Friday, January 21, 2005



Sábado, 22 de janeiro, 2005

Fim de papo

Até recentement eu achava que a tal antagonistic contradiction marxista fosse algo do passado. Afinal, o comunismo foi derrotado, a social-democracia é no fim das contas uma democracia, e no fim das contas, people should know better.

Eu estava errado, e aprendi isso da maneira mais difícil. Tudo começou quando reencontrei um amigo meu de infância há uns 2 anos atrás. Desde então, começamos uma série de "debates" por email. Hoje, depois de várias dezenas de emails, coloquei um ponto final na história.

Parte da culpa foi minha. Devia ter parado há muito tempo. Logo que começaram as ofensas pessoais, quando a repetição tomava mais e mais das mensagens, e a beligerância se tornava regra e não exceção.

Mas eu ainda acreditava no diálogo. Achava que se ele não reconhecia a validade dos meus argumentos, a culpa devia ser minha. "Deixa eu escrever esse email de novo, dessa vez não tem como ele não entender!"

Não teve jeito. Resolvi fechar esse assunto com este post. Quem sabe até consigo salvar alguém de uma perda de tempo parecida? Não pensem que é brincadeira. Ele é um sujeito inteligente, cursando pós-graduação na USP e trabalhando num banco federal. A endoutrinação que ele sofreu reflete bem o pensamento da esquerda brasileira e, consequentemente, o tamanho do buraco que estamos. Aqui vai um resumo das teorias que ele me apresentou:

- O mundo continua dividido em classes. Basicamente a velha teoria marxista, mas com uma roupinha moderna. A classe dos 'favorecidos' (que para ele é qualquer um que não seja paupérrimo) é culpada pelo sofrimento do mundo. Qualquer conquista pessoal de um favorecido é totalmente descartável e inconsequente. Você não faz nada menos que sua obrigação. Consequentemente, toda pobreza é imposta aos pobres de maneira definitiva e inescapável. Se por um milagre alguém sair dessa pobreza, muda automaticamente de classe e vira parte do problema. Uma espécie de determinismo a la Bundle Theory de Hume, misturada com uma pitada de Spinoza e levada ao extremo.

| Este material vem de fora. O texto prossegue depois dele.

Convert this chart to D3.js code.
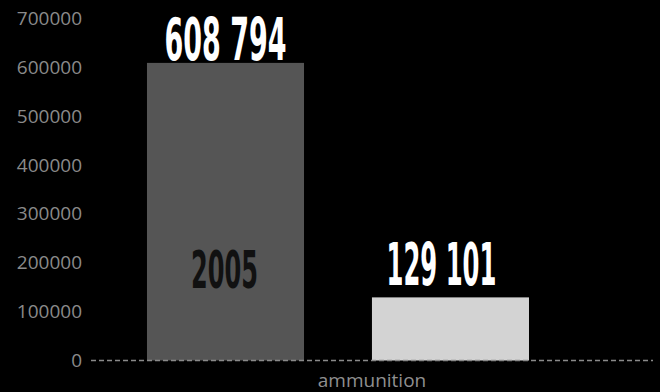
<!DOCTYPE html>
<html>
<head>
<meta charset="utf-8">
<script src="https://cdn.jsdelivr.net/npm/d3@7"></script>
<style>
  html, body { margin: 0; padding: 0; background: #000; }
  svg { display: block; }
</style>
</head>
<body>
<svg id="chart" width="660" height="392"></svg>
<script>
// ---- data ----
const categories = ["ammunition"];
const seriesNames = ["2005", "2016"];
const seriesLabels = ["2005", ""];
const values = [608794, 129101];
const valueLabels = ["608 794", "129 101"];
const yTicks = [0, 100000, 200000, 300000, 400000, 500000, 600000, 700000];
const barColors = ["#555555", "#d3d3d3"];

// ---- layout ----
const W = 660, H = 392;
const plotLeft = 91, plotRight = 653, plotTop = 18.3, plotBottom = 360.5;

const svg = d3.select("#chart");
svg.append("rect").attr("width", W).attr("height", H).attr("fill", "#000");

const y = d3.scaleLinear().domain([0, 700000]).range([plotBottom, plotTop]);
const x0 = d3.scaleBand().domain(categories).range([plotLeft, plotRight]).padding(0);
const x1 = d3.scaleBand().domain(seriesNames).range([0, x0.bandwidth()])
  .paddingInner(0.302).paddingOuter(0.4).align(0.311);

// y axis
const yAxis = d3.axisLeft(y).tickValues(yTicks).tickSize(0).tickPadding(9)
  .tickFormat(d3.format("d"));
const gy = svg.append("g").attr("transform", `translate(${plotLeft},0)`).call(yAxis);
gy.select(".domain").remove();
gy.selectAll("text")
  .attr("fill", "#8a8a8a")
  .style("font-family", "'Open Sans', 'Noto Sans', sans-serif")
  .style("font-size", "19px");

// bars
const data = seriesNames.map((s, i) => ({
  cat: categories[0], series: s, value: values[i], label: valueLabels[i],
  name: seriesLabels[i], color: barColors[i]
}));

const g = svg.append("g");
g.selectAll("rect.bar").data(data).join("rect")
  .attr("class", "bar")
  .attr("x", d => x0(d.cat) + x1(d.series))
  .attr("y", d => y(d.value))
  .attr("width", x1.bandwidth())
  .attr("height", d => y(0) - y(d.value))
  .attr("fill", d => d.color);

// value labels (condensed bold)
const labelCap = 42;
g.selectAll("text.val").data(data).join("text")
  .attr("class", "val")
  .attr("x", (d, i) => x0(d.cat) + x1(d.series) + x1.bandwidth() / 2 + (i === 1 ? -9 : 0))
  .attr("y", d => Math.max(y(d.value) - 12.7, plotTop + labelCap))
  .attr("text-anchor", "middle")
  .attr("fill", "#ffffff")
  .attr("textLength", (d, i) => i === 0 ? 122 : 110)
  .attr("lengthAdjust", "spacingAndGlyphs")
  .style("font-family", "'Liberation Sans Narrow', 'DejaVu Sans Condensed', 'Liberation Sans', sans-serif")
  .style("font-weight", "bold")
  .style("font-size", "58.5px")
  .text(d => d.label);

// series name label inside bar
g.selectAll("text.name").data(data.filter(d => d.name)).join("text")
  .attr("class", "name")
  .attr("x", d => x0(d.cat) + x1(d.series) + x1.bandwidth() / 2 - 1)
  .attr("y", y(0) - 72.2)
  .attr("text-anchor", "middle")
  .attr("fill", "#111111")
  .attr("textLength", 67)
  .attr("lengthAdjust", "spacingAndGlyphs")
  .style("font-family", "'Liberation Sans Narrow', 'DejaVu Sans Condensed', 'Liberation Sans', sans-serif")
  .style("font-weight", "bold")
  .style("font-size", "51px")
  .text(d => d.name);

// dashed baseline
svg.append("line")
  .attr("x1", plotLeft).attr("x2", plotRight)
  .attr("y1", y(0)).attr("y2", y(0))
  .attr("stroke", "#8a8a8a").attr("stroke-width", 1.5)
  .attr("stroke-dasharray", "5,3");

// category label
svg.selectAll("text.cat").data(categories).join("text")
  .attr("class", "cat")
  .attr("x", d => x0(d) + x0.bandwidth() / 2)
  .attr("y", 387)
  .attr("text-anchor", "middle")
  .attr("fill", "#8f8f8f")
  .style("font-family", "'Open Sans', 'Noto Sans', sans-serif")
  .style("font-size", "19px")
  .text(d => d);
</script>
</body>
</html>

- O capitalismo é um sistema terrivel e principal culpado pelos problemas do mundo. Ele acredita que a evolução das últimas décadas foi causada "pelos avanços da tecnologia e do conhecimento humano", mas nega qualquer ligação entre esses avanços e o capitalismo. Ele adora citar que a maior desavença dele com o Lula é a economia.

- EUA e Israel são Estados terroristas. Nao vê diferença alguma entre ataques militares e atentados contra civís, inclusive crianças (ele justifica dizendo que é a única opção deles). Obviamente, ele acredita que 9/11 foi merecido. Ele acha Bush e Bin Laden iguais, "dois pscicóticos comandantes de exércitos de destruição - com a diferença que um é mais aparelhado que outro".

- Ele pregava uma espécie de Radical Empiricism. Funcionava como a desculpa perfeita para desqualificar qualquer argumento que ele não tivesse resposta. Eu não podia falar sobre pobreza porque não era pobre, não podia criticar o Brasil porque nunca tinha visitado o país inteiro. Depois de inúmeras contradições, quando eu usei propositalmente a mesma tática para desmerecer os argumentos dele, ele mudou o discurso e concluiu que "com um mínimo de imaginação e senso observativo, não é necessário passar por tudo isso". A palavra chave aqui é imaginação. A dele, of course.

- Acha insignificante que os textos americanos sejam mal traduzidos, mesmo sem saber ler inglês. Acredita que toda imprensa americana é de direita, e cita a CNN como exemplo. Adora o Emir Sader.

- As tendências autoritárias são enormes. Ele foi contra o plebicito na Venezuela por achar que era "comprado pelos EUA" (não soube explicar como o resultado não foi). Foi a favor do Conselho de Jornalismo e do fichamento de americanos nos aeroportos. Repudia os golpes militares na América do Sul mas acha que os golpes comunistas, como o de Cuba, foram totalmente justificáveis. Um dos últimos emails que me mandou foi esse texto do Arbex publicado na Caros Amigos aonde ele elogia a Síria.

- Falando em Cuba, ele acha que a ilha é "um exemplo social". Acredita piamente que indicadores como os da PNUD são muito mais válidos do que qualquer indicador econômico. Aliás, disse que PIB per capita não significa nada. Além disso, afirmou que os abusos do Fidel foram exceções. Chamou os que fugiram para os EUA de "vermes", e ainda disse que os descontentes com o regime somente representavam uma "minoria risível". Lembrei que os cubanos-americanos totalizavam mais de 1.2 milhões de pessoas, mas isso não pareceu importar muito para ele.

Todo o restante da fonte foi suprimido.